Jodi Fingarsen was first charged with two counts of fraud over $5,000 in July 2012 in relation to incidents at Alpha Secondary School between July 2008 and July 2010 and at the Altus Group in Vancouver between July 2011 and October 2011.
She was found guilty of both counts in B.C. Provincial Court in Vancouver Thursday.
The case against Fingarsen centred around 85 cheques, including bogus Alpha Secondary cheques made out to her directly, third-party cheques made out to businesses and individuals owed money by Alpha, and third-party cheques made out to the Altus Group from clients for services rendered.
Worth a total of nearly $99,000, they were deposited into Fingarsen’s personal accounts at automated teller machines.
She, however, testified she had neither deposited the cheques nor ever noticed the thousands of extra dollars circulating through her accounts over nearly three years.

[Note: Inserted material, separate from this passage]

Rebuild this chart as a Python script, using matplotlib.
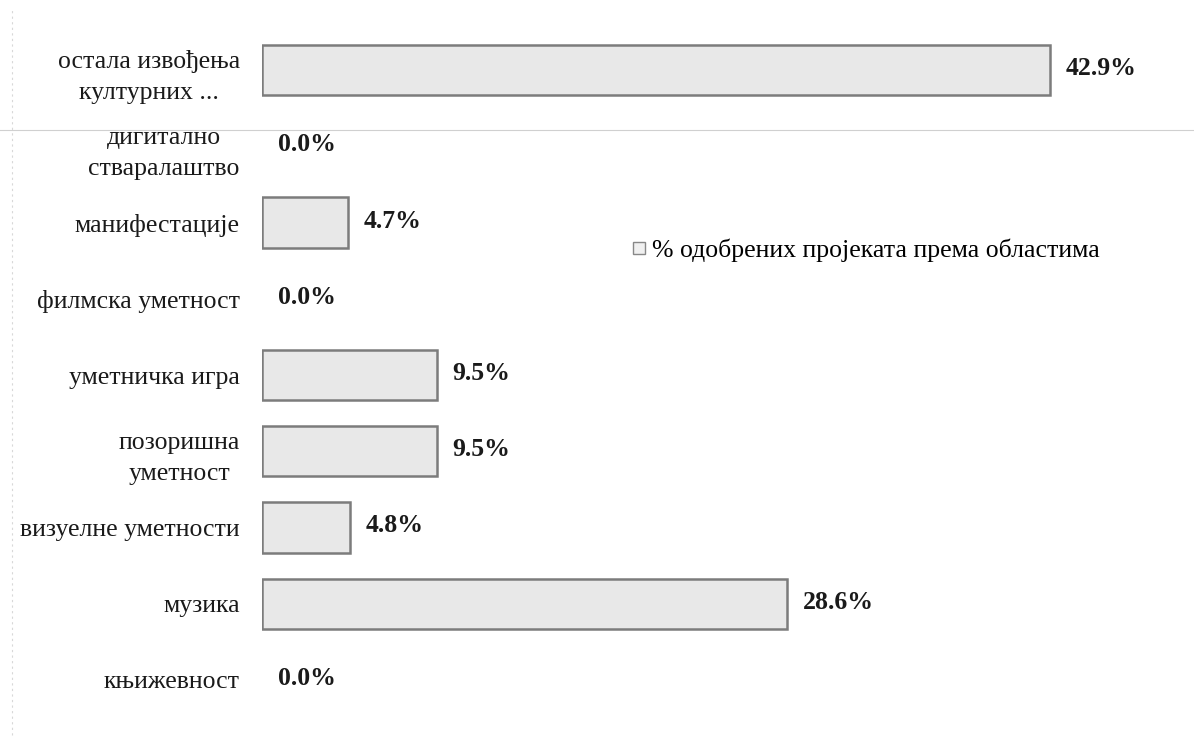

And her lawyer, John Banks, argued there was no video or photo evidence proving Fingarsen herself had made the deposits.
In his decision Thursday, Provincial Court Judge Joseph Galati acknowledged the Crown’s case, presented by prosecutor Jennifer Horneland, rested on circumstantial evidence.
But – other than Fingarsen’s testimony – he said, there was “absolutely no evidentiary basis or evidentiary gap from which to reasonably infer that Ms. Fingarsen was only responsible for those transactions (in her bank account) which do not incriminate her and that all of the other incriminating transactions were done by someone else.”
Galati went on to say Fingarsen’s testimony was “not credible” and that at times she “appeared to be making it up as she went along under cross-examination.”
“It does not raise a reasonable doubt that it was Ms. Fingarsen who deposited the Alpha cheques into her bank account. It does not raise a reasonable doubt but that Ms. Fingarsen knew she was spending money that did not belong to her,” Galati said.
More than four years after being charged, Fingarsen will now have to wait till at least the end of January to hear her fate.
Galati has ordered a pre-sentencing report with a “psychological component,” and that work is expected to take at least six weeks.
After that, Fingarsen still faces a parallel civil claim launched by the school district in 2012.